RELEASE: $1 Billion Whistleblower Lawsuit Brought Against Quest Diagnostics
July 11, 2011
London, UK (July 7, 2011) – A British businessman has filed a lawsuit against US giant Quest Diagnostics, Inc., accusing the company of overcharging the federal government by at least $1 billion.
As the nation’s leaders struggle to address steep health care costs, a Medicare scam is being conducted right under their noses and no one is doing anything to stop it, says Cambridgeshire-based, Huntingdon Life Sciences boss, Andrew Baker.
The fraud, industry wide, is costing taxpayers as much as $15 billion in Medicare and Medicaid overcharges, they assert. The Medicare scam is featured in this week’s Bloomberg Businessweek.

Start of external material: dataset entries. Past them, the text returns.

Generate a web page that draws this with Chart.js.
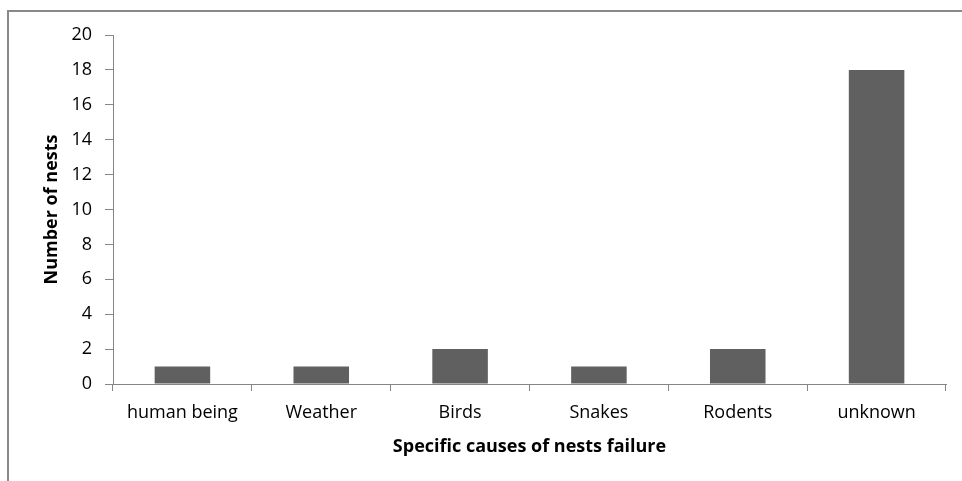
<!DOCTYPE html>
<html>
<head>
<meta charset="utf-8">
<script src="https://cdn.jsdelivr.net/npm/chart.js@4"></script>
<style>
  html, body { margin: 0; padding: 0; background: #fff; }
  #wrap { position: relative; width: 962px; height: 481px; overflow: hidden; }
  #frame { position: absolute; left: 7px; top: 10px; width: 1000px; height: 500px;
           border-top: 2px solid #898989; border-left: 2px solid #898989; }
  canvas { position: absolute; left: 0; top: 0; }
</style>
</head>
<body>
<div id="wrap">
  <div id="frame"></div>
  <canvas id="chart" width="962" height="481"></canvas>
</div>
<script>
// data
const causes = ['human being', 'Weather', 'Birds', 'Snakes', 'Rodents', 'unknown'];
const nests = [1, 1, 2, 1, 2, 18];

const tickFont = { family: 'Open Sans', size: 18 };
const titleFont = { family: 'Open Sans', size: 18, weight: 'bold' };

const ctx = document.getElementById('chart').getContext('2d');
const chart = new Chart(ctx, {
  type: 'bar',
  data: {
    labels: causes,
    datasets: [{
      label: 'Number of nests',
      data: nests,
      backgroundColor: '#606060',
      borderWidth: 0,
      barPercentage: 0.4,
      categoryPercentage: 1
    }]
  },
  options: {
    responsive: false,
    animation: false,
    layout: { padding: { left: 41, right: 16, top: 35, bottom: 0 } },
    plugins: { legend: { display: false }, tooltip: { enabled: false } },
    scales: {
      x: {
        offset: true,
        grid: { offset: true, drawOnChartArea: false, color: '#868686', tickLength: 7 },
        border: { color: '#868686' },
        ticks: { color: '#000', font: tickFont, padding: 11, maxRotation: 0 },
        title: { display: true, text: 'Specific causes of nests failure', color: '#000', font: titleFont, padding: { top: 0, bottom: 23 } },
        afterFit: s => { s.height = 97; }
      },
      y: {
        min: 0, max: 20,
        ticks: { stepSize: 2, color: '#000', font: tickFont, padding: 13 },
        grid: { drawOnChartArea: false, color: '#868686', tickLength: 8 },
        border: { color: '#868686' },
        title: { display: true, text: 'Number of nests', color: '#000', font: titleFont, padding: 0 },
        afterFit: s => { s.width = 72; }
      }
    }
  }
});
</script>
</body>
</html>
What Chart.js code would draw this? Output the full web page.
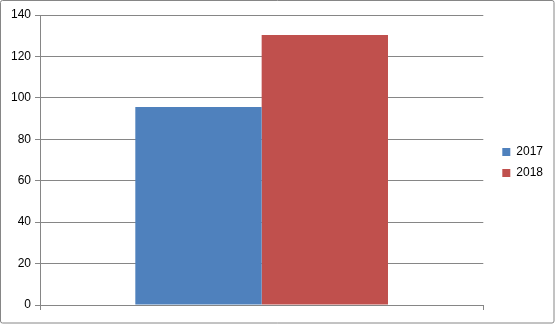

Since 1996, the federal government has paid more – sometimes as much as 400 to 500 percent more – than private insurers for some Medicare and Medicaid patients’ lab work conducted by Quest Diagnostics, Inc., of Madison, NJ, the nation’s largest lab testing company.
The lawsuit claims that billions of dollars in lab fees have been siphoned back into illegal kickbacks to private insurers, such as Aetna and Cigna, among Quest’s largest contract providers.
“Quest and other labs are ripping off taxpayers, yet the federal government has done nothing. Despite our lawsuit, the scam continues and will until the government makes them pay damages,” said Andrew Baker, one of three former executives of Unilab, purchased by Quest in 2003, who brought the lawsuit.
Baker and his associates formed a company called Fair Laboratory Practices Associates. The FLPA vs. Quest Diagnostics, Inc., case was filed in 2005 under seal before the federal court for the Southern District Court of New York. The court recently unsealed an amended complaint that charges Quest with violations of the Federal False Claims Act and the Federal Anti-Kickback Statute.
The fraud is simple: Quest pressures private insurers to lean on doctors to send all their lab work to Quest, for patients insured privately and by Medicare and Medicaid. In return, the private insurers benefit from lower and, in many cases, below-cost, lab fees, effectively subsidized by higher fees for the Medicare and Medicaid patients. Insurers threaten to throw doctors out of their networks if they refuse to send their tests for Medicare and Medicaid patients to Quest.
Baker wonders why the Federal government has not joined his lawsuit, especially since just last month Quest settled a remarkably similar California state claim for $241 million in overcharges to the state’s Medicaid program. In March 2009, California Attorney General Jerry Brown had intervened in that case and a settlement soon followed, returning hundreds of millions of dollars to the state’s coffers. Baker asserts billions are waiting to be returned to the federal government if they would just act to join the FLPA case.
The California lawsuit alleged Quest overcharged the state by as much as 400 percent for blood, urine and other tests conducted on Medicaid patients. For example, Quest charged the State of California $8.59 for a complete blood test, but billed private insurers only $1.43.
While Baker’s lawsuit names only Quest, the FLPA plaintiffs believe the practice of overbilling Medicare and Medicaid has become widespread throughout the industry, resulting in overpayments of as much as $15 billion. FLPA has appealed a lower court dismissal of their claims based on procedural grounds. The court did not rule on the merits of the case.
The Quest scam could be the largest Medicare fraud committed by one company.